* Task details:
Leave the pictures out and retype the lines from the beginning through the line with "60000, 70000, 80000];", both ends included.

* Source material:
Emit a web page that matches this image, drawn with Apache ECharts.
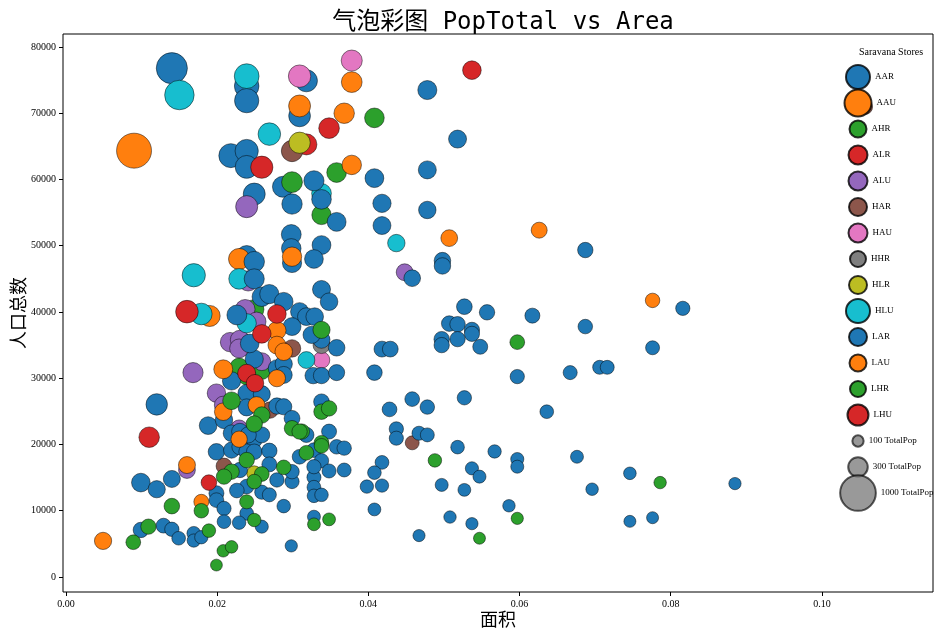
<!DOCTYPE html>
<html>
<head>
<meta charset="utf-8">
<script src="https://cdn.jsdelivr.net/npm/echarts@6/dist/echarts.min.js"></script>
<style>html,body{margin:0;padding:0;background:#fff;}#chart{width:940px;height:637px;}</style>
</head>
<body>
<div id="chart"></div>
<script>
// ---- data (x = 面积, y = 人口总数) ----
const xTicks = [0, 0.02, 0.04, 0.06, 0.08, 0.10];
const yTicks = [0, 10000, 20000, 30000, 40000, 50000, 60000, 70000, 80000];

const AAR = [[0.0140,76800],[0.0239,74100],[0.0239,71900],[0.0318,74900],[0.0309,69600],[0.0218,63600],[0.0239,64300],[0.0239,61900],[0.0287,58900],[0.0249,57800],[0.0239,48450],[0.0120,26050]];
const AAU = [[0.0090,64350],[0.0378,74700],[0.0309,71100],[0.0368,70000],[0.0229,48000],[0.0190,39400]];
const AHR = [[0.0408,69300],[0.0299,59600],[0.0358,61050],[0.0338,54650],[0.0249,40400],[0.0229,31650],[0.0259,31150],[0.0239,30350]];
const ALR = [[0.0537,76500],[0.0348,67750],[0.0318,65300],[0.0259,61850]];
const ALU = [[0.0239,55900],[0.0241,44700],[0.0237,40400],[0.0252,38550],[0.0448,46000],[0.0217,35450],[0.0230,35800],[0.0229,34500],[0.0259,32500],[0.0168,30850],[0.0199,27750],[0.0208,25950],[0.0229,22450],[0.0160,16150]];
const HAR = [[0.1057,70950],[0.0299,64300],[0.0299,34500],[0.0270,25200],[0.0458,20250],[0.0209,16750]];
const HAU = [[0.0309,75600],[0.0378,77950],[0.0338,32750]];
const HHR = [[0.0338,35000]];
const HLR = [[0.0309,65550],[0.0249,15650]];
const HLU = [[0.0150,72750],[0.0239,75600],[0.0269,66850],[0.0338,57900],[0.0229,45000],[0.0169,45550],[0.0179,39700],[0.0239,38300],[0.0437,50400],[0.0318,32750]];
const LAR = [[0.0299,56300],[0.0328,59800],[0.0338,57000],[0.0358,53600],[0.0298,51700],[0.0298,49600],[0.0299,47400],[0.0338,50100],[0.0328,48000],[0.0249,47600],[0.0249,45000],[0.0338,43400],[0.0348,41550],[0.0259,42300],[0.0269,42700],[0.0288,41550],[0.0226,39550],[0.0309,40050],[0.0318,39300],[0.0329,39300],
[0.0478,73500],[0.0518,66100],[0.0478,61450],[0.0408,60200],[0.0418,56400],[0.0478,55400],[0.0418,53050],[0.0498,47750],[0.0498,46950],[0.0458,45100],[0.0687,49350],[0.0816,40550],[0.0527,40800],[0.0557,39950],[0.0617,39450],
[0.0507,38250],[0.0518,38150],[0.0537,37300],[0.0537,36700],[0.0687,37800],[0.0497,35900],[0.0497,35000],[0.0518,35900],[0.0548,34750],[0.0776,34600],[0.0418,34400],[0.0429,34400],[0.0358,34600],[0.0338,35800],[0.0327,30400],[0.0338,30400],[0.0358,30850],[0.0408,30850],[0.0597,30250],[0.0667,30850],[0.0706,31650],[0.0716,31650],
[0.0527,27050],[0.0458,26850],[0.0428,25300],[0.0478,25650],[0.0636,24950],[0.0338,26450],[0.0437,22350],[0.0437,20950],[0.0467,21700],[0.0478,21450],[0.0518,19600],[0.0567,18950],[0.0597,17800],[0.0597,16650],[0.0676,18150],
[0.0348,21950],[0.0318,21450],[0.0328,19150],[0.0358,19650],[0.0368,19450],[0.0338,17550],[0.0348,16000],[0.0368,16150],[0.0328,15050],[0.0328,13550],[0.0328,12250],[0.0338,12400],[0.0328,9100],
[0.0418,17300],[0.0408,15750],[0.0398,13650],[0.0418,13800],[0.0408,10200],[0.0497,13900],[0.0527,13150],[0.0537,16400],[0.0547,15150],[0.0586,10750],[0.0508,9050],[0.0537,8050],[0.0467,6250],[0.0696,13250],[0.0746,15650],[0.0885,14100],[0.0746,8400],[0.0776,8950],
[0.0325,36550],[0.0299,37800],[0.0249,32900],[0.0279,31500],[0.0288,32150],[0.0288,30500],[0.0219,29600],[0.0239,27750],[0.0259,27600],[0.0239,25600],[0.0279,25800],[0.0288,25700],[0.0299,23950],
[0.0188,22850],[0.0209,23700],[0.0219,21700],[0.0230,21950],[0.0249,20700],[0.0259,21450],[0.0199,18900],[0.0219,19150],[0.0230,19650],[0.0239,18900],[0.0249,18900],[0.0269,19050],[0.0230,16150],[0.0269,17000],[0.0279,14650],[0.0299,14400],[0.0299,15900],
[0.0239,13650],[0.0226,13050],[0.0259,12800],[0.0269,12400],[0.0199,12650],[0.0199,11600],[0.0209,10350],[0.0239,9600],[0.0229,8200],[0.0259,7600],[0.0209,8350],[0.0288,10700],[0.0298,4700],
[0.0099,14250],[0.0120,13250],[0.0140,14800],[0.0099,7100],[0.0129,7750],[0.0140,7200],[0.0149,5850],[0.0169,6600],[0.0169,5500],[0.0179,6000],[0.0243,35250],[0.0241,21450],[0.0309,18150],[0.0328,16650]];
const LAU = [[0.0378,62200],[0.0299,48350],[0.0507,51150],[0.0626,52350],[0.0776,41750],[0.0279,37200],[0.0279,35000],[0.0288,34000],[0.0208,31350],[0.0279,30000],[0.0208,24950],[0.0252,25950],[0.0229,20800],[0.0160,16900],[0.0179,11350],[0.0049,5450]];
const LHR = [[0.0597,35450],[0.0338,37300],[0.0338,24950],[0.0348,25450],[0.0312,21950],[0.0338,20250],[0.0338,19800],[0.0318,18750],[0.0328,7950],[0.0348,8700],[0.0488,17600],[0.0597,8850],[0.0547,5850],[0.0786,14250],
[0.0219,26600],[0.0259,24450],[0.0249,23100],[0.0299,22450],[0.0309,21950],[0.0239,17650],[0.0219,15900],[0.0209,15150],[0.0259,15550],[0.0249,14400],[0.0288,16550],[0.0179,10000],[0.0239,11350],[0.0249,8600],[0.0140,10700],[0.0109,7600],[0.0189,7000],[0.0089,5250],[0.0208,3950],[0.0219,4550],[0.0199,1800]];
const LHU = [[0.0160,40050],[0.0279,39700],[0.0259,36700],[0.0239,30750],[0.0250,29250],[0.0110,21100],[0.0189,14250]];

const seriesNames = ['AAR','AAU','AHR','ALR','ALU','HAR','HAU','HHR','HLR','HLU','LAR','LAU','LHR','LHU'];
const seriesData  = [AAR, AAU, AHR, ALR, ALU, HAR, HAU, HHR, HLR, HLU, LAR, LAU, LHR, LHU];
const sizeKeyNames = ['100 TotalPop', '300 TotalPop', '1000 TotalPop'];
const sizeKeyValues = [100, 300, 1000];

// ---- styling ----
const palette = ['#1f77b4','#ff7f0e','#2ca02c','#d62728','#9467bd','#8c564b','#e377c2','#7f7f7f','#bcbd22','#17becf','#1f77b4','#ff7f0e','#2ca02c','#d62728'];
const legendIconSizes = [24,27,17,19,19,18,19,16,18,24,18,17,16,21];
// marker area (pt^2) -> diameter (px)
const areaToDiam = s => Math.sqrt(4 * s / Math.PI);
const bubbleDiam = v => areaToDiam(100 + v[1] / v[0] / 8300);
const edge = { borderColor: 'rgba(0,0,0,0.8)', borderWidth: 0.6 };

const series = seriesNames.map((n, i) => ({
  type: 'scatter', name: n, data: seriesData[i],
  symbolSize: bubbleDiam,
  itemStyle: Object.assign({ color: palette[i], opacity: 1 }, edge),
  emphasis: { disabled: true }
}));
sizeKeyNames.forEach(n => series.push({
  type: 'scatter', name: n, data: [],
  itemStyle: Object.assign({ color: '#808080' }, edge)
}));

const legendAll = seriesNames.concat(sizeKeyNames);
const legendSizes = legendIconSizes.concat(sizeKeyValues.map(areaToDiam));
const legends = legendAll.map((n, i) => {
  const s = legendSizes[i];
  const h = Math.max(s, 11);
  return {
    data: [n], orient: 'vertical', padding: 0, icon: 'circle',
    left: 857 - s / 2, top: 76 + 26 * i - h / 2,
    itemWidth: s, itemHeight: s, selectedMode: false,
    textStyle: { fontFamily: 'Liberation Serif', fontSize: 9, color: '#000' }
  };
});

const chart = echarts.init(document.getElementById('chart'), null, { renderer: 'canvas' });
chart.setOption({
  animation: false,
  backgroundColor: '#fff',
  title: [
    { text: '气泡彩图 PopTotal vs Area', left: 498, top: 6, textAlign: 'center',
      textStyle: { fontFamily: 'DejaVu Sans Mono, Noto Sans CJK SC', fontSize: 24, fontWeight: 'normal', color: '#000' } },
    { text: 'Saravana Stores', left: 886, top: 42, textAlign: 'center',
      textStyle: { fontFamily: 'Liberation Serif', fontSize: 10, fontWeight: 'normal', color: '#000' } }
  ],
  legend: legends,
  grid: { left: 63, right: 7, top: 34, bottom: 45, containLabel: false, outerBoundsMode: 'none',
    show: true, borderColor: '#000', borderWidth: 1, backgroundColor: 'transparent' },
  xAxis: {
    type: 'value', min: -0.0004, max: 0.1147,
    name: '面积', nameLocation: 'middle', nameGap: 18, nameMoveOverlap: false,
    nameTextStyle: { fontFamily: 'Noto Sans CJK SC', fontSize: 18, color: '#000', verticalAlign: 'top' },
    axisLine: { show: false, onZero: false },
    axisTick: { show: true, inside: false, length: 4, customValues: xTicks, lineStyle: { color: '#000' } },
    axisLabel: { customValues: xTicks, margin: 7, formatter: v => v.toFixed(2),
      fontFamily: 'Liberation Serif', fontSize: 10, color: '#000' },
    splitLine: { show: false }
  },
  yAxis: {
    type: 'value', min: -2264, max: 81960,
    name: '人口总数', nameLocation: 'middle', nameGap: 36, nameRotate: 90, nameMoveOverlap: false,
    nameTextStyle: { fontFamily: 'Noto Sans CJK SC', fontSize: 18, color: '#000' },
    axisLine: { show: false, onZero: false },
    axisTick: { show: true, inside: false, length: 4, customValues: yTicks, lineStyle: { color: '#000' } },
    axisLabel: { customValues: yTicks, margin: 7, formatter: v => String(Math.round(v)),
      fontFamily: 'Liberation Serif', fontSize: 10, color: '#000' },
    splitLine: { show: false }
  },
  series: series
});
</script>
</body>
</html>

* Answer in full:
Emit a web page that matches this image, drawn with Apache ECharts.
<!DOCTYPE html>
<html>
<head>
<meta charset="utf-8">
<script src="https://cdn.jsdelivr.net/npm/echarts@6/dist/echarts.min.js"></script>
<style>html,body{margin:0;padding:0;background:#fff;}#chart{width:940px;height:637px;}</style>
</head>
<body>
<div id="chart"></div>
<script>
// ---- data (x = 面积, y = 人口总数) ----
const xTicks = [0, 0.02, 0.04, 0.06, 0.08, 0.10];
const yTicks = [0, 10000, 20000, 30000, 40000, 50000, 60000, 70000, 80000];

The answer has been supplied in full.